According to Mr Opong-Fosu, modern polling often operates with subtle layers of influence that go beyond neutral data collection. He argues the concept of “manufactured consent,” first popularised by Noam Chomsky, has taken on fresh relevance in Ghana.
“Polling, ideally, should serve as a mirror of society. But when it becomes a tool for narrative construction, it transforms from a mirror into a mould,” he stated.
Ghana’s experience with polling dates back to the return of multi-party democracy in 1992. Since then, surveys by local and international firms have become central to election campaigns and governance. In the 1992 and 1996 elections, early polls helped legitimise the new democratic order. By 2000, polling played a visible role in the dramatic transition that ended 19 years of NDC rule.
In subsequent cycles, particularly the tightly contested 2008, 2012, 2016, 2020 and 2024 elections, polling organisations frequently dominated headlines, sometimes predicting outcomes with remarkable accuracy, at other times drawing sharp accusations of bias and manipulation.
Mr Opong-Fosu posits that the design of recent polling questions, their wording, and the order in which they are asked can significantly steer responses. A positively framed question, such as “Do you support economic reforms to improve national growth?” will often produce different results from a negatively framed one: “Do you support reforms that may increase taxes and cost of living?” Even when both refer to the same policy, the framing influences the outcome.
This “subtle art of influence,” according to Mr Oppong-Fosu, works through suggestion rather than coercion. Respondents believe they are giving independent opinions, yet those opinions are often guided by how the questions are constructed.

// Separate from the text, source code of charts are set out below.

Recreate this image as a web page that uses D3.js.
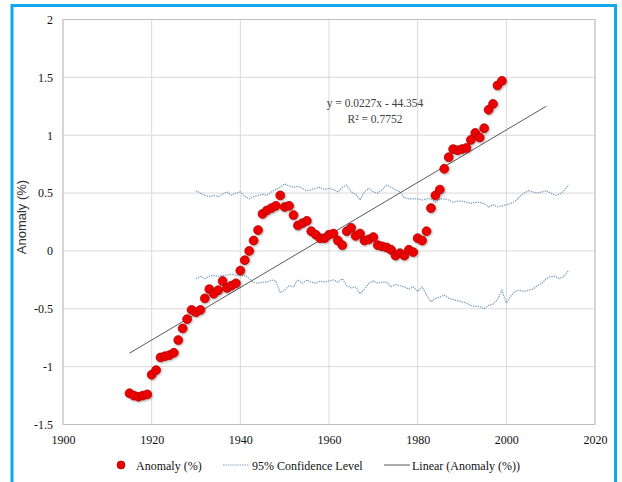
<!DOCTYPE html>
<html>
<head>
<meta charset="utf-8">
<script src="https://cdn.jsdelivr.net/npm/d3@7/dist/d3.min.js"></script>
<style>
  html, body { margin: 0; padding: 0; background: #fff; }
  svg { display: block; }
  .serif { font-family: "Liberation Serif", "Times New Roman", Times, "DejaVu Serif", serif; }
</style>
</head>
<body>
<svg id="chart" width="622" height="482"></svg>
<script>
// Annual anomaly series (%)
const years = d3.range(1915, 2000);
const anomaly = [
  -1.23, -1.25, -1.26, -1.25, -1.24, -1.07, -1.03, -0.92, -0.91, -0.90,
  -0.88, -0.77, -0.67, -0.59, -0.51, -0.53, -0.51, -0.41, -0.33, -0.37,
  -0.34, -0.26, -0.32, -0.30, -0.28, -0.17, -0.08, 0.00, 0.09, 0.18,
  0.32, 0.35, 0.37, 0.39, 0.48, 0.38, 0.39, 0.31, 0.22, 0.24,
  0.26, 0.17, 0.14, 0.11, 0.11, 0.14, 0.15, 0.09, 0.05, 0.17,
  0.20, 0.13, 0.15, 0.09, 0.10, 0.12, 0.05, 0.04, 0.03, 0.01,
  -0.04, -0.02, -0.04, 0.01, -0.01, 0.11, 0.09, 0.17, 0.37, 0.48,
  0.53, 0.71, 0.81, 0.88, 0.87, 0.88, 0.89, 0.96, 1.02, 0.98,
  1.06, 1.22, 1.27, 1.43, 1.47
];

// 95% confidence band, annual
const ciYears = d3.range(1930, 2015);
const ciUpper = [
  0.52, 0.50, 0.48, 0.47, 0.48, 0.47, 0.49, 0.51, 0.48, 0.50,
  0.51, 0.47, 0.45, 0.47, 0.48, 0.49, 0.48, 0.51, 0.53, 0.55,
  0.58, 0.56, 0.55, 0.56, 0.54, 0.52, 0.53, 0.54, 0.55, 0.53,
  0.54, 0.53, 0.51, 0.55, 0.57, 0.51, 0.49, 0.44, 0.51, 0.54,
  0.51, 0.50, 0.53, 0.57, 0.55, 0.53, 0.51, 0.46, 0.45, 0.45,
  0.45, 0.44, 0.45, 0.45, 0.42, 0.45, 0.45, 0.44, 0.42, 0.43,
  0.43, 0.42, 0.41, 0.42, 0.42, 0.41, 0.38, 0.40, 0.38, 0.39,
  0.40, 0.41, 0.43, 0.47, 0.50, 0.52, 0.51, 0.50, 0.51, 0.52,
  0.50, 0.48, 0.49, 0.52, 0.57
];
const ciLower = [
  -0.24, -0.22, -0.24, -0.22, -0.21, -0.22, -0.21, -0.21, -0.20, -0.21,
  -0.21, -0.21, -0.24, -0.27, -0.28, -0.27, -0.27, -0.25, -0.26, -0.36,
  -0.34, -0.30, -0.31, -0.25, -0.28, -0.25, -0.27, -0.28, -0.26, -0.27,
  -0.26, -0.25, -0.27, -0.24, -0.30, -0.32, -0.31, -0.37, -0.33, -0.28,
  -0.26, -0.28, -0.27, -0.27, -0.31, -0.29, -0.30, -0.31, -0.33, -0.31,
  -0.35, -0.31, -0.38, -0.44, -0.41, -0.40, -0.38, -0.41, -0.42, -0.43,
  -0.44, -0.45, -0.47, -0.48, -0.48, -0.50, -0.47, -0.46, -0.42, -0.34,
  -0.45, -0.39, -0.35, -0.34, -0.35, -0.34, -0.33, -0.30, -0.28, -0.24,
  -0.22, -0.22, -0.24, -0.22, -0.17
];

// Linear trend: y = 0.0227x - 44.354
const trendSlope = 0.0227;
const trendIntercept = -44.354;
const trendYears = [1915, 2009];
const trendLabel = ["y = 0.0227x - 44.354", "R\u00B2 = 0.7752"];

const xTicks = [1900, 1920, 1940, 1960, 1980, 2000, 2020];
const yTicks = [-1.5, -1, -0.5, 0, 0.5, 1, 1.5, 2];
const legendLabels = ["Anomaly (%)", "95% Confidence Level", "Linear (Anomaly (%))"];

const svg = d3.select("#chart");
const W = 622, H = 482;
const plot = { left: 63, right: 595, top: 19.5, bottom: 424.5 };

svg.append("rect").attr("width", W).attr("height", H).attr("fill", "#fff");

// outer frame
svg.append("rect")
  .attr("x", 12).attr("y", 5.5).attr("width", 603.5).attr("height", 500)
  .attr("fill", "none").attr("stroke", "#12a9ec").attr("stroke-width", 3);

const defs = svg.append("defs");
const f = defs.append("filter").attr("id", "dotShadow")
  .attr("x", "-50%").attr("y", "-50%").attr("width", "200%").attr("height", "200%");
f.append("feDropShadow").attr("dx", 0.8).attr("dy", 1).attr("stdDeviation", 0.9)
  .attr("flood-color", "#000").attr("flood-opacity", 0.35);

const x = d3.scaleLinear().domain([1900, 2020]).range([plot.left, plot.right]);
const y = d3.scaleLinear().domain([-1.5, 2]).range([plot.bottom, plot.top]);

// gridlines
const grid = svg.append("g");
grid.selectAll("line.h").data(yTicks).join("line")
  .attr("x1", plot.left).attr("x2", plot.right)
  .attr("y1", d => y(d)).attr("y2", d => y(d))
  .attr("stroke", "#d9d9d9").attr("stroke-width", 1);
grid.selectAll("line.v").data(xTicks).join("line")
  .attr("y1", plot.top).attr("y2", plot.bottom)
  .attr("x1", d => x(d)).attr("x2", d => x(d))
  .attr("stroke", "#d9d9d9").attr("stroke-width", 1);
svg.append("rect")
  .attr("x", plot.left).attr("y", plot.top)
  .attr("width", plot.right - plot.left).attr("height", plot.bottom - plot.top)
  .attr("fill", "none").attr("stroke", "#bfbfbf").attr("stroke-width", 1);

// axes (labels only)
const xAxis = svg.append("g")
  .attr("transform", `translate(0,${plot.bottom})`)
  .call(d3.axisBottom(x).tickValues(xTicks).tickFormat(d3.format("d")).tickSize(0).tickPadding(11));
const yAxis = svg.append("g")
  .attr("transform", `translate(${plot.left},0)`)
  .call(d3.axisLeft(y).tickValues(yTicks).tickFormat(d => String(d)).tickSize(0).tickPadding(10));
[xAxis, yAxis].forEach(a => {
  a.attr("font-family", null);
  a.select(".domain").remove();
  a.selectAll("text").attr("class", "serif").style("font-size", "12px").attr("fill", "#111");
});

svg.append("text")
  .attr("transform", `translate(26,${(plot.top + plot.bottom) / 2 - 5}) rotate(-90)`)
  .attr("text-anchor", "middle")
  .style("font-family", "'Liberation Sans', Arial, sans-serif")
  .style("font-size", "13px").attr("fill", "#333")
  .text("Anomaly (%)");

// confidence band lines
const ciLine = d3.line().x(d => x(d[0])).y(d => y(d[1]));
[ciUpper, ciLower].forEach(vals => {
  svg.append("path")
    .datum(ciYears.map((yr, i) => [yr, vals[i]]))
    .attr("d", ciLine)
    .attr("fill", "none").attr("stroke", "#7aa0bd").attr("stroke-width", 1.2)
    .attr("stroke-dasharray", "1.4,1");
});

// linear trendline
svg.append("line")
  .attr("x1", x(trendYears[0])).attr("y1", y(trendSlope * trendYears[0] + trendIntercept))
  .attr("x2", x(trendYears[1])).attr("y2", y(trendSlope * trendYears[1] + trendIntercept))
  .attr("stroke", "#5a5a5a").attr("stroke-width", 1);

// anomaly points
svg.append("g").attr("filter", "url(#dotShadow)")
  .selectAll("circle").data(years.map((yr, i) => [yr, anomaly[i]])).join("circle")
  .attr("cx", d => x(d[0])).attr("cy", d => y(d[1])).attr("r", 4.4)
  .attr("fill", "#ee0000").attr("stroke", "#b00000").attr("stroke-width", 0.8);

// trend equation
svg.append("g").selectAll("text").data(trendLabel).join("text")
  .attr("class", "serif")
  .attr("x", 375).attr("y", (d, i) => 107 + i * 16)
  .attr("text-anchor", "middle")
  .style("font-size", "11.5px").attr("fill", "#404040")
  .text(d => d);

// legend
const ly = 465;
const lg = svg.append("g");
lg.append("circle").attr("cx", 121).attr("cy", ly).attr("r", 4)
  .attr("fill", "#ee0000").attr("stroke", "#b00000").attr("stroke-width", 0.8);
lg.append("line").attr("x1", 223).attr("x2", 249).attr("y1", ly).attr("y2", ly)
  .attr("stroke", "#7aa0bd").attr("stroke-width", 1.2).attr("stroke-dasharray", "1.4,1");
lg.append("line").attr("x1", 384).attr("x2", 410).attr("y1", ly).attr("y2", ly)
  .attr("stroke", "#5a5a5a").attr("stroke-width", 1);
lg.selectAll("text").data([[136, legendLabels[0]], [252, legendLabels[1]], [412, legendLabels[2]]])
  .join("text")
  .attr("class", "serif")
  .attr("x", d => d[0]).attr("y", ly + 4.5)
  .style("font-size", "12px").attr("fill", "#111")
  .text(d => d[1]);
</script>
</body>
</html>
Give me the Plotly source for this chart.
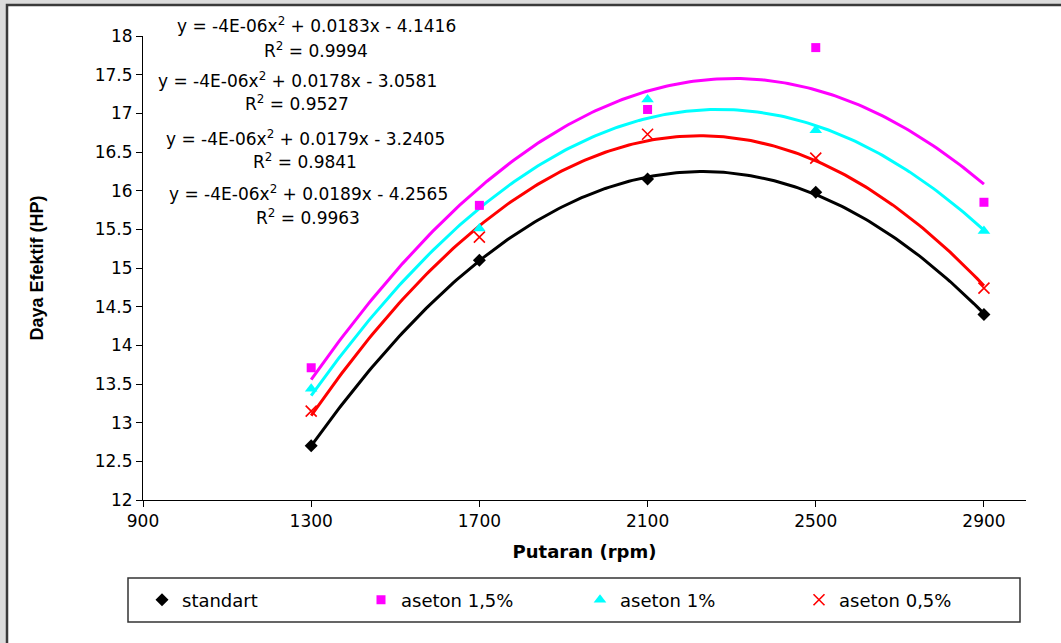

One of the most damaging consequences, Mr Opong-Fosu warned, is the erosion of public trust, a problem with deep roots in Ghana’s political history. After decades of military rule and state-controlled information before 1992, many citizens already approached official pronouncements with skepticism. When polls are perceived as tools for narrative control, that distrust spreads from polling firms to government institutions, media houses and think tanks.
“The more people distrust the system, the less they engage with it. And the less they engage, the easier it becomes to shape narratives without resistance,” he noted.
Distorted polling, he added, can also mislead policy direction. Policymakers who treat flawed data as the authentic “voice of the people” risk making decisions based on manufactured rather than genuine sentiment.
Mr Opong-Fosu has further cautioned that such practices deepen societal divisions, creating artificial majorities, reinforcing “us versus them” narratives, and reducing space for genuine dialogue, a pattern observed in several recent election cycles.
He stressed that manufactured consent operates quietly through repetition and the authority of numbers.
“A narrative repeated often enough begins to feel like truth,” he wrote.
Mr Opong-Fosu, however, does not advocate abandoning polling, which he acknowledges remains essential to democracy. Instead, he is calling for greater transparency in methodology, scrutiny of question framing, and full disclosure of who commissions and funds surveys.
“Ultimately, a well-informed citizenry is the strongest defence against manufactured consent,” he concluded.
“When people begin to ask the right questions, the power to shape narratives shifts from institutions back to the public.”